Usage

The idea of this package is simple: Just provide your data, select a model (or provide your own), and get the predictions.

File Structure

The data_root directory should have the following structure:

- gauge_info/
  - gauge_info.csv
- discharge/
  - *.nc
- forcings/
  - lumped/
    - *_<basinId>.{rvt,txt,csv}

gauge_info.csv is a csv-file with at least a column ‘Gauge_ID’ and possibly further static basin attributes. If the file further contains a column ‘Cal_Val’ indicating calibration (‘C’) and validation (‘V’) basins, the method datautils.get_basin_list() can be used to select calibration or validation basins.

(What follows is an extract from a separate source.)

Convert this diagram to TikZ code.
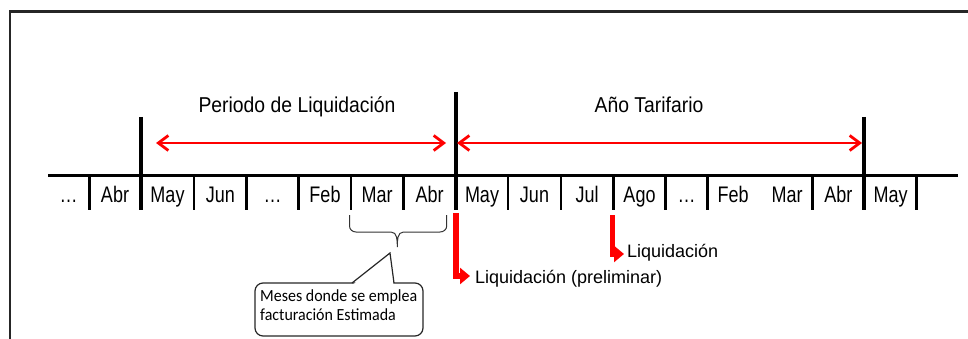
\documentclass[tikz,border=0pt]{standalone}
\usepackage{fontspec}
\setmainfont{Liberation Sans}
\newfontfamily\calfont{Carlito}
\usetikzlibrary{arrows.meta}
\begin{document}
\begin{tikzpicture}[x=1pt,y=-1pt,
  month/.style={font=\fontsize{22.5}{24}\selectfont, xscale=0.8, anchor=base, inner sep=0pt},
  heading/.style={font=\fontsize{21.5}{24}\selectfont, xscale=0.9, anchor=base, inner sep=0pt},
  liq/.style={font=\fontsize{18}{20}\selectfont, anchor=base west, inner sep=0pt},
  notetext/.style={font=\calfont\fontsize{17}{19}\selectfont, xscale=0.94, anchor=base west, inner sep=0pt},
  tickline/.style={line width=2.5pt, black},
  bigtick/.style={line width=4pt, black},
  spanarrow/.style={red, line width=2.8pt, {Straight Barb[length=10pt,width=15pt]}-{Straight Barb[length=10pt,width=15pt]}},
  redarr/.style={red, line width=5.5pt, -{Triangle[length=10pt,width=16pt]}},
  thinline/.style={line width=1pt, black!80},
]
\useasboundingbox (0,0) rectangle (968,339);
% frame
\draw[line width=2.5pt, black!85] (10,345) -- (10,11.5) -- (975,11.5);
% timeline
\draw[line width=3pt] (48,176) -- (958,176);
\foreach \x in {89.3,194,246.7,298.3,351,403.3,508,561,613.3,665.7,707.7,812.3,916.7}
  \draw[tickline] (\x,176) -- (\x,210);
\draw[bigtick] (141,117) -- (141,210);
\draw[bigtick] (456,92) -- (456,210);
\draw[bigtick] (864,117) -- (864,210);
% spans
\coordinate (s1a) at (156,143);
\coordinate (s1b) at (446,143);
\coordinate (s2a) at (457,143);
\coordinate (s2b) at (862,143);
\draw[spanarrow] (s1a) -- (s1b);
\draw[spanarrow] (s2a) -- (s2b);
\node[heading] (per) at (297,113) {Periodo de Liquidación};
\node[heading] (anio) at (649,113) {Año Tarifario};
% months
\node[month] (m1) at (68.5,202) {…};
\node[month] (m2) at (115,202) {Abr};
\node[month] (m3) at (167.5,202) {May};
\node[month] (m4) at (220.3,202) {Jun};
\node[month] (m5) at (272.5,202) {…};
\node[month] (m6) at (325,202) {Feb};
\node[month] (m7) at (377,202) {Mar};
\node[month] (m8) at (429.6,202) {Abr};
\node[month] (m9) at (482,202) {May};
\node[month] (m10) at (534.5,202) {Jun};
\node[month] (m11) at (587,202) {Jul};
\node[month] (m12) at (639.5,202) {Ago};
\node[month] (m13) at (686.7,202) {…};
\node[month] (m14) at (733,202) {Feb};
\node[month] (m15) at (787,202) {Mar};
\node[month] (m16) at (838.3,202) {Abr};
\node[month] (m17) at (890.5,202) {May};
% brace
\draw[thinline] (349.5,215) -- (349.5,226) to[out=-90,in=180] (356,232) -- (391,232)
  to[out=0,in=90] (397.3,247) to[out=90,in=180] (403.5,232) -- (440,232)
  to[out=0,in=-90] (446.7,226) -- (446.7,215);
% callout
\draw[line width=1.2pt, black!85, rounded corners=8pt] (255,283) rectangle (423,336);
\fill[white] (352.5,285) -- (390,253) -- (393.5,285) -- cycle;
\draw[line width=1.2pt, black!85] (352,283) -- (390,253) -- (394,283);
\node[notetext] (note1) at (260,301.7) {Meses donde se emplea};
\node[notetext] (note2) at (260,320.7) {facturación Estimada};
% red arrows
\coordinate (r1s) at (456,213);
\coordinate (r1e) at (470,276);
\draw[redarr] (r1s) |- (r1e);
\node[liq] (lq1) at (475,283) {Liquidación (preliminar)};
\coordinate (r2s) at (612.7,215);
\coordinate (r2e) at (624,254);
\draw[redarr] (r2s) |- (r2e);
\node[liq] (lq2) at (627,257.3) {Liquidación};
\end{tikzpicture}
\end{document}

Currently, only NetCDF files for discharge and csv, txt, or rvt files for daily lumped forcings are supported. The NetCDF discharge files have the variables station_id(nstations), time(time), and Q(nstations, time). If multiple NetCDF-files exist, their contents are merged and duplicate stations ignored.

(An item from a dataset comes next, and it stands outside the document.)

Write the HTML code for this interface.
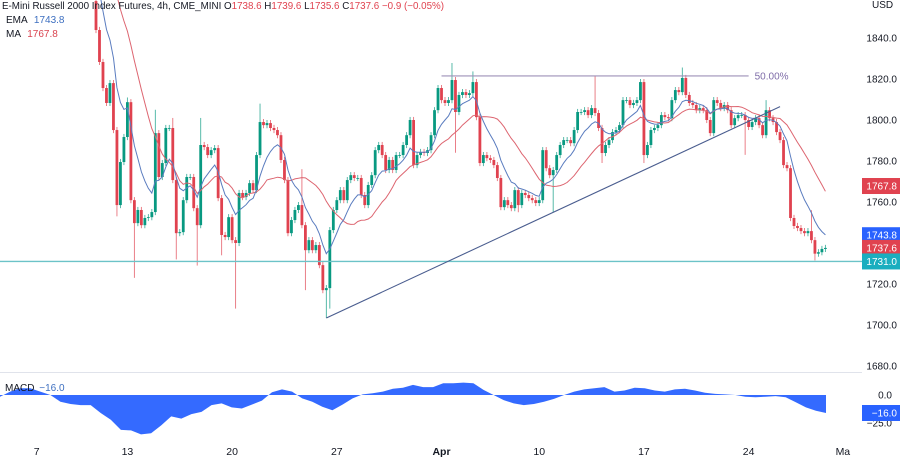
<!DOCTYPE html>
<html><head><meta charset="utf-8"><style>
html,body{margin:0;padding:0;background:#fff;}
svg{display:block;font-family:"Liberation Sans",sans-serif;}
</style></head><body>
<svg id="chart" width="900" height="458" viewBox="0 0 900 458" xmlns="http://www.w3.org/2000/svg">
<rect x="0" y="0" width="900" height="458" fill="#ffffff"/>
<defs><clipPath id="pc"><rect x="0" y="0" width="862" height="372"/></clipPath><clipPath id="mc"><rect x="0" y="373" width="862" height="66"/></clipPath></defs>
<g id="candles" clip-path="url(#pc)"></g>
<g id="lines" clip-path="url(#pc)"></g>
<line x1="0" y1="372.5" x2="862" y2="372.5" stroke="#e0e3eb"/>
<g id="macd" clip-path="url(#mc)"></g>
<g id="axis"></g>
<text x="872" y="8" font-size="10" fill="#131722">USD</text>
<g font-size="10">
<text x="2" y="9" fill="#131722" textLength="442" lengthAdjust="spacingAndGlyphs">E-Mini Russell 2000 Index Futures, 4h, CME_MINI  <tspan fill="#131722">O</tspan><tspan fill="#e0424f">1738.6</tspan>  <tspan fill="#131722">H</tspan><tspan fill="#e0424f">1739.6</tspan>  <tspan fill="#131722">L</tspan><tspan fill="#e0424f">1735.6</tspan>  <tspan fill="#131722">C</tspan><tspan fill="#e0424f">1737.6</tspan>  <tspan fill="#e0424f">−0.9 (−0.05%)</tspan></text>
<text x="6" y="23" fill="#131722">EMA <tspan fill="#3d6fc0" dx="4">1743.8</tspan></text>
<text x="6" y="37" fill="#131722">MA <tspan fill="#d9434f" dx="4">1767.8</tspan></text>
<text x="5" y="391" fill="#131722">MACD <tspan fill="#3d6fc0" dx="2">−16.0</tspan></text>
</g>
<g id="dates" font-size="10.5" fill="#131722" text-anchor="middle"></g>
</svg>
<script>
const priorCloses=[1925,1928,1920,1922,1915,1918,1910,1912,1905,1908,1900,1902,1895,1890,1885,1880,1875,1870,1865,1858];
const closes=[1843.9,1828.3,1815.6,1808.3,1818.0,1795.1,1758.5,1779.5,1791.7,1808.7,
1760.9,1749.7,1756.1,1748.7,1752.2,1752.6,1755.1,1793.6,1772.2,1779.0,
1796.1,1796.1,1770.7,1744.8,1745.3,1760.9,1772.2,1772.2,1757.0,1748.7,
1787.8,1786.8,1782.9,1785.3,1786.3,1761.9,1743.9,1742.9,1752.6,1741.4,
1740.0,1764.4,1762.4,1764.4,1769.2,1765.8,1782.9,1799.0,1797.5,1798.5,
1796.1,1795.1,1792.6,1780.5,1770.7,1744.8,1751.2,1756.1,1758.5,1748.7,
1736.5,1741.4,1736.5,1739.0,1729.2,1717.0,1718.0,1746.3,1756.1,1760.9,
1765.8,1760.9,1770.7,1773.1,1771.7,1771.7,1763.4,1758.5,1768.3,1773.1,
1785.3,1787.8,1782.9,1775.6,1780.5,1775.6,1782.9,1782.9,1787.8,1792.6,
1800.0,1778.0,1782.9,1784.4,1783.9,1785.3,1792.6,1804.8,1815.6,1809.7,
1808.3,1809.7,1819.5,1803.9,1812.2,1813.6,1812.2,1813.1,1818.5,1801.4,
1779.0,1782.9,1781.4,1780.5,1778.0,1771.7,1757.5,1760.9,1758.5,1757.0,
1765.8,1758.5,1764.4,1763.4,1761.9,1760.9,1759.5,1760.9,1785.3,1776.5,
1773.1,1775.6,1782.9,1787.8,1790.2,1790.2,1788.7,1795.1,1803.9,1803.9,
1804.8,1802.4,1805.8,1803.4,1796.1,1783.9,1787.8,1790.2,1794.1,1795.1,
1797.5,1809.7,1809.7,1807.3,1808.3,1809.7,1818.5,1782.9,1787.8,1795.1,
1796.1,1797.5,1802.4,1801.4,1800.9,1809.7,1814.6,1813.6,1820.5,1812.2,
1808.3,1807.3,1804.8,1805.8,1804.8,1800.0,1793.6,1809.7,1808.3,1805.8,
1807.3,1804.8,1797.5,1800.9,1802.4,1802.4,1800.0,1796.6,1799.0,1800.9,
1797.5,1792.6,1804.8,1800.9,1799.0,1794.1,1790.2,1778.0,1776.5,1752.2,
1748.3,1747.3,1745.8,1744.8,1745.8,1741.4,1734.8,1735.5,1737.1,1737.6];
const hiIdx=[0,9,17,22,30,47,59,102,108,143,168,192,205];
const hiVal=[1870,1811,1805,1801,1801,1808,1776,1827.8,1823.7,1821.6,1825.6,1809.7,1756];
const loIdx=[6,11,23,29,36,40,60,66,67,103,121,131,145,157,186,206];
const loVal=[1753,1723,1732,1729,1734,1708,1717,1703.4,1708,1784,1755,1755,1779,1779,1783,1731.5];
const macdVals=[-1.5,3,6,6,3,0,-6,-8,-9,-9,-16,-22,-31,-31.5,-35,-34,-27,-19,-21,-17,-15,-9,-7.5,-11,-12,-8.5,-5,2.5,5,3,-3,-6,-10.5,-13.5,-8.5,-3,0.5,1.5,3,5.5,6.5,9,7,7,10.5,10.5,11,10.5,4.5,0,-4.5,-7.5,-9,-8,-6,-3.5,0,3,5,6,7,3,4,6.5,6,4,3,5,5.5,4,2,1,0.5,0,-1.5,-2,-1.5,-1,-2,-6.5,-11,-14,-16];
const priceTicks=[1840,1820,1800,1780,1760,1720,1700,1680];
const dateLabels=["7","13","20","27","Apr","10","17","24","Ma"];
const dateBars=[-17,9,39,69,99,127,157,187,214];
const trendStart=[66,1703.4],trendEnd=[196,1806.5];
const fibLevel=1821.5, fibStart=99, fibEnd=187;
const supportLevel=1731.0;

const NS="http://www.w3.org/2000/svg";
const Y=p=>79+(1820-p)*2.05;
const X=i=>96+i*3.49;
const MY=v=>395-v*1.125;
function el(tag,attrs,parent){const e=document.createElementNS(NS,tag);for(const k in attrs)e.setAttribute(k,attrs[k]);parent.appendChild(e);return e;}
const cg=document.getElementById('candles'),lg=document.getElementById('lines'),mg=document.getElementById('macd'),ag=document.getElementById('axis'),dg=document.getElementById('dates');
const UP="#089981",DN="#e0424f";
const sl=el('line',{x1:0,x2:862,y1:Y(supportLevel),y2:Y(supportLevel),stroke:"#6cc3c8","stroke-width":1.3},lg);


let prev=priorCloses[priorCloses.length-1];
closes.forEach((c,i)=>{
  const o=prev;prev=c;
  let h=Math.max(o,c)+1.5,l=Math.min(o,c)-1.5;
  const hi=hiIdx.indexOf(i);if(hi>=0)h=Math.max(h,hiVal[hi]);
  const li=loIdx.indexOf(i);if(li>=0)l=Math.min(l,loVal[li]);
  const col=c>=o?UP:DN;const x=X(i);
  const g=el('g',{},cg);
  
  
  el('line',{x1:x,x2:x,y1:Y(h),y2:Y(l),stroke:col,"stroke-width":0.9,opacity:0.75},g);
  const y1=Y(Math.max(o,c)),y2=Y(Math.min(o,c));
  el('rect',{x:x-1.4,y:y1,width:2.8,height:Math.max(0.8,y2-y1),fill:col},g);
});
const all=priorCloses.concat(closes),off=priorCloses.length;
let ema=all[0],emaPts=[],maPts=[];
all.forEach((c,k)=>{ema=ema+(c-ema)*0.2;const i=k-off;
  if(k>=8)emaPts.push(X(i).toFixed(1)+","+Y(ema).toFixed(1));
  if(k>=19){let s=0;for(let j=k-19;j<=k;j++)s+=all[j];maPts.push(X(i).toFixed(1)+","+Y(s/20).toFixed(1));}
});
const maL=el('polyline',{points:maPts.join(" "),fill:"none",stroke:"#dd6570","stroke-width":1},lg);


const emL=el('polyline',{points:emaPts.join(" "),fill:"none",stroke:"#5a7cbf","stroke-width":1},lg);


const tl=el('line',{x1:X(trendStart[0]),y1:Y(trendStart[1]),x2:X(trendEnd[0]),y2:Y(trendEnd[1]),stroke:"#4a5d8f","stroke-width":1.1},lg);


const fl=el('line',{x1:X(fibStart),x2:X(fibEnd),y1:Y(fibLevel),y2:Y(fibLevel),stroke:"#9e90b8","stroke-width":1.2},lg);


const ft=el('text',{x:X(fibEnd)+6,y:Y(fibLevel)+3.5,"font-size":10,fill:"#7e6ca8"},lg);
ft.textContent="50.00%";


const n=macdVals.length;const mx=i=>i*826/(n-1);
let d="M0,395 ";macdVals.forEach((v,i)=>{d+="L"+mx(i).toFixed(1)+","+MY(v).toFixed(1)+" ";});d+="L826,395 Z";
const mp=el('path',{d:d,fill:"#2962ff",opacity:0.95},mg);


priceTicks.forEach(p=>{const t=el('text',{x:897,y:Y(p)+3.5,"font-size":10,fill:"#131722","text-anchor":"end"},ag);t.textContent=p.toFixed(1);

});
[["0.0",MY(0)],["−25.0",MY(-25)]].forEach(a=>{const t=el('text',{x:892,y:a[1]+3.5,"font-size":10,fill:"#131722","text-anchor":"end"},ag);t.textContent=a[0];

});
function badge(y,txt,bg,name){const g=el('g',{},ag);


el('rect',{x:862,y:y-8,width:38,height:16,fill:bg},g);const t=el('text',{x:897,y:y+3.5,"font-size":10,fill:"#fff","text-anchor":"end"},g);t.textContent=txt;}
badge(Y(1767.8),"1767.8","#e0424f","ma-price-badge");
badge(Y(1743.8),"1743.8","#2962ff","ema-price-badge");
badge(Y(1737.6),"1737.6","#e0424f","last-price-badge");
badge(Y(supportLevel),"1731.0","#1aaebf","support-price-badge");
badge(MY(-16),"−16.0","#2962ff","macd-value-badge");
dateLabels.forEach((s,i)=>{const t=el('text',{x:X(dateBars[i]),y:455,"font-weight":s=="Apr"?"bold":"normal"},dg);t.textContent=s;

});
</script>
</body></html>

The csv or txt-forcing files have a header row and are expected to be comma-separated. The first column needs to contain the dates as YYYY-MM-DD. The rvt-files are simple comma-space-separated csv-files as generated by Raven. An example rvt file looks like this:

:MultiData
2000-01-01 00:00:00 1.0 6210
:Parameters,                    PRECIP,                 TEMP_DAILY_AVE,                 TEMP_MIN,                       TEMP_MAX
:Units,                         mm/d,                           C,                              C,                              C
                        0.471473290000,                 -2.02099736340,                 -6.94564452600,                 3.092910019300,
...
:EndMultiData

There are four header lines and one footer line; and the second header line starts with the start date formatted as YYYY-MM-DD. The third header line contains the column names as :Parameters, <col1>, <col2>, ..., <colN>.

Training

For training, create an Experiment with the path to the data folder, specify a run directory to store results, start and end date, the training basins, forcing and static basin attributes, and input sequence length. Further, you can specify if the target to predict can take negative values (allow_negative_target=True). E.g., when you predict discharge, this should be False, but when you predict the error of another model’s discharge prediction, it should be True (since the other model can be off in both directions). Then, set the model to use for training, and start training with exp.train():

data_path = Path('./data')
run_dir = Path('./experiments')
exp = Experiment(data_path, is_train=True, run_dir=run_dir,
                 start_date='01012000', end_date='31122015',
                 basins=['00AAA123', '00AAB234', '00AAC567'],
                 seq_length=100, concat_static=True,
                 static_attributes=['area', 'regulation'],
                 forcing_attributes=['precip', 'tmax', 'tmin'],
                 allow_negative_target=False)
exp.set_model(model)
exp.train()

Any model class that implements the methods train(self, ds: LumpedH5) and predict(self, ds: LumpedBasin) can be used. Pre-implemented models can be found in mlstream.models.

Inference

To run inference after training, create a new Experiment with is_train = False, provide the data path, the path to the run directory from training, the test basins, and start and end date. There is no need to specify sequence length, forcing and static attributes, or allow_negative_target again; instead, these values are loaded from the configuration file in the run directory. Load and set the trained model (which was saved in the run directory during training), and run predictions with exp.predict(), which will return a DataFrame of predictions.

exp = Experiment(data_path, is_train=False, run_dir=run_dir,
                 basins=['01ABC123', '02DEF123'],
                 start_date='01012016', end_date='31122018')
model.load(run_dir / 'model.pkl')
exp.set_model(model)
results = exp.predict()

To obtain NSE scores for each test basin, run exp.get_nses().